All good things must come to an end, and with Take That, this also included a rear end, as Howard came on stage in a pair of bottomless chaps. “And the final tune is “Relight My Fire”, complete with devil’s outfits and Mark’s purple platforms! Jason was incredibly screamably delectable in red hotpants and not much else, but the real star of this song was of course Howard’s beautiful and perfect rear end.”
And then I was once again in that post gig haze. “Afterwards I just stood there for a bit, clinging to the seat in front of me (the row in front had been a bit empty so I spent most of the concert leaning precariously over) and coming to grips with it all.” This didn’t last long though for I had an important mission: Merch Frenzy part two!
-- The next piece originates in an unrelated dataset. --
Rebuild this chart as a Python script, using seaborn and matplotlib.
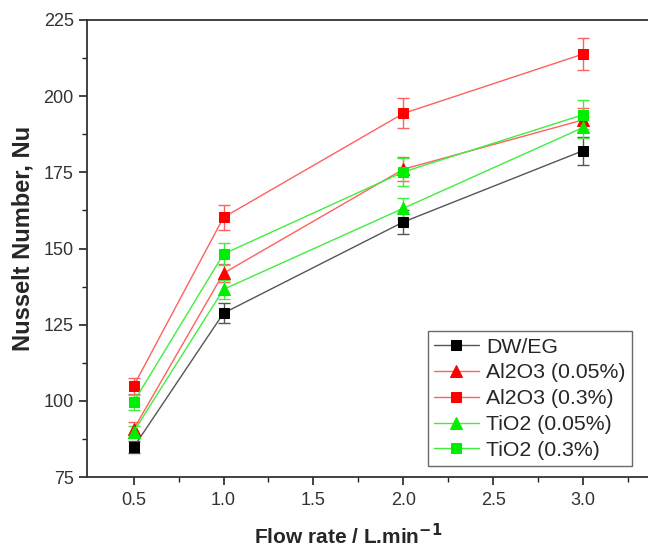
import numpy as np
import pandas as pd
import matplotlib
matplotlib.use("Agg")
import matplotlib.pyplot as plt
import seaborn as sns

flow = [0.5, 1.0, 2.0, 3.0]
series = ["DW/EG", "Al2O3 (0.05%)", "Al2O3 (0.3%)", "TiO2 (0.05%)", "TiO2 (0.3%)"]
dweg = [84.8, 128.8, 158.7, 182.1]
al_005 = [90.7, 141.9, 176.0, 192.2]
al_03 = [104.9, 160.2, 194.3, 213.8]
ti_005 = [89.9, 136.6, 163.2, 189.7]
ti_03 = [99.6, 148.2, 175.1, 193.9]
dweg_err = [2.0, 3.2, 4.0, 4.6]
al_005_err = [2.5, 3.0, 4.0, 4.0]
al_03_err = [2.5, 4.0, 4.9, 5.3]
ti_005_err = [2.0, 3.0, 3.5, 3.5]
ti_03_err = [2.5, 3.5, 4.5, 4.7]
x_ticks = [0.5, 1.0, 1.5, 2.0, 2.5, 3.0]
y_ticks = [75, 100, 125, 150, 175, 200, 225]

values = [dweg, al_005, al_03, ti_005, ti_03]
errors = [dweg_err, al_005_err, al_03_err, ti_005_err, ti_03_err]

rows = []
for name, vals, errs in zip(series, values, errors):
    for f, v, e in zip(flow, vals, errs):
        rows.append({"flow": f, "Nu": v, "err": e, "series": name})
df = pd.DataFrame(rows)

sns.set_style("ticks")
plt.rcParams["font.family"] = ["Liberation Sans", "DejaVu Sans"]

line_colors = {"DW/EG": "#555555", "Al2O3 (0.05%)": "#ff6060", "Al2O3 (0.3%)": "#ff6060",
               "TiO2 (0.05%)": "#40ee40", "TiO2 (0.3%)": "#40ee40"}
marker_colors = {"DW/EG": "#000000", "Al2O3 (0.05%)": "#ff0000", "Al2O3 (0.3%)": "#ff0000",
                 "TiO2 (0.05%)": "#00ee00", "TiO2 (0.3%)": "#00ee00"}
markers = {"DW/EG": "s", "Al2O3 (0.05%)": "^", "Al2O3 (0.3%)": "s",
           "TiO2 (0.05%)": "^", "TiO2 (0.3%)": "s"}
msize = {"s": 7, "^": 9}

fig = plt.figure(figsize=(6.48, 5.51), dpi=100)
fig.patch.set_facecolor("white")
ax = fig.add_axes([0.134, 0.134, 0.866, 0.830])

for name in series:
    sub = df[df["series"] == name]
    ax.errorbar(sub["flow"], sub["Nu"], yerr=sub["err"], fmt="none",
                ecolor=line_colors[name], elinewidth=1.0, capsize=4, capthick=1.0, zorder=2)
    sns.lineplot(data=sub, x="flow", y="Nu", ax=ax, color=line_colors[name], lw=1.0,
                 marker=markers[name], markersize=msize[markers[name]],
                 markerfacecolor=marker_colors[name], markeredgecolor=marker_colors[name],
                 label=name, zorder=3)

ax.set_xlim(0.24, 3.36)
ax.set_ylim(75, 225)
ax.set_xticks(x_ticks)
ax.set_xticklabels([f"{t:.1f}" for t in x_ticks])
ax.set_yticks(y_ticks)
ax.set_xticks([0.75, 1.25, 1.75, 2.25, 2.75, 3.25], minor=True)
ax.set_yticks([87.5, 112.5, 137.5, 162.5, 187.5, 212.5], minor=True)
ax.tick_params(axis="both", which="major", direction="out", length=6, width=1.2,
               labelsize=13, colors="#222222", labelcolor="#333333")
ax.tick_params(axis="x", which="major", pad=5)
ax.tick_params(axis="both", which="minor", direction="out", length=3.5, width=1.0, colors="#222222")
ax.spines["right"].set_visible(False)
for s in ["left", "bottom", "top"]:
    ax.spines[s].set_linewidth(1.3)
    ax.spines[s].set_color("#333333")

ax.set_xlabel("Flow rate / L.min$^{\\mathbf{-1}}$", fontsize=15, fontweight="bold")
ax.set_ylabel("Nusselt Number, Nu", fontsize=17, fontweight="bold")
ax.xaxis.set_label_coords(0.465, -0.100)
ax.yaxis.set_label_coords(-0.094, 0.521)

leg = ax.legend(loc="lower right", bbox_to_anchor=(0.9715, 0.024), borderaxespad=0.0,
                fontsize=15.3, frameon=True, fancybox=False, edgecolor="#444444",
                handlelength=2.1, handletextpad=0.35, labelspacing=0.32, borderpad=0.3)
leg.get_frame().set_linewidth(1.0)

fig.savefig("out.png", dpi=100, facecolor="white")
“I made my way sharpish to the merchandise stand, for I’d realized during the encore that I had to have a T-shirt with tour dates on to remember this by. As I waited in line I thought I might as well get a cap as well, as I don’t really have a hat myself right now, so I bought the cap and a particularly nice beige T-shirt. Outside then, to wait for Dad. “Take That posters! $5!” yelled someone. I don’t really need a poster, I thought, but I’ll go and have a look anyway. The poster’s from the same shoot as the second “Pray” single I bought, in fact, from the scene of the “Pray” video. I bought a poster. Then I waited some more for Dad who was taking a while as I hadn’t known it would end so early. My mind wanders back to merchandise. I don’t need stickers and postcards! I try to convince myself. Dad still elusive. I go back towards the entrance. Alas! they’re shutting down the merchandise stall. Oh well, I tried.”
Soon my Dad arrived and drove me home. “Dad asked me about TT, were they male or female? what instruments do they play? are they better than the Beatles?” Then at home I put up my new poster, put on my new T-shirt and commenced in a purple pen what even at the time I admitted was a “hysterical report.” Which could end in only one way.
“I WANT THEM BACK! WANT THEM BACK! WANT THEM BAAAACK FOR GOOOOOD!!!!!!”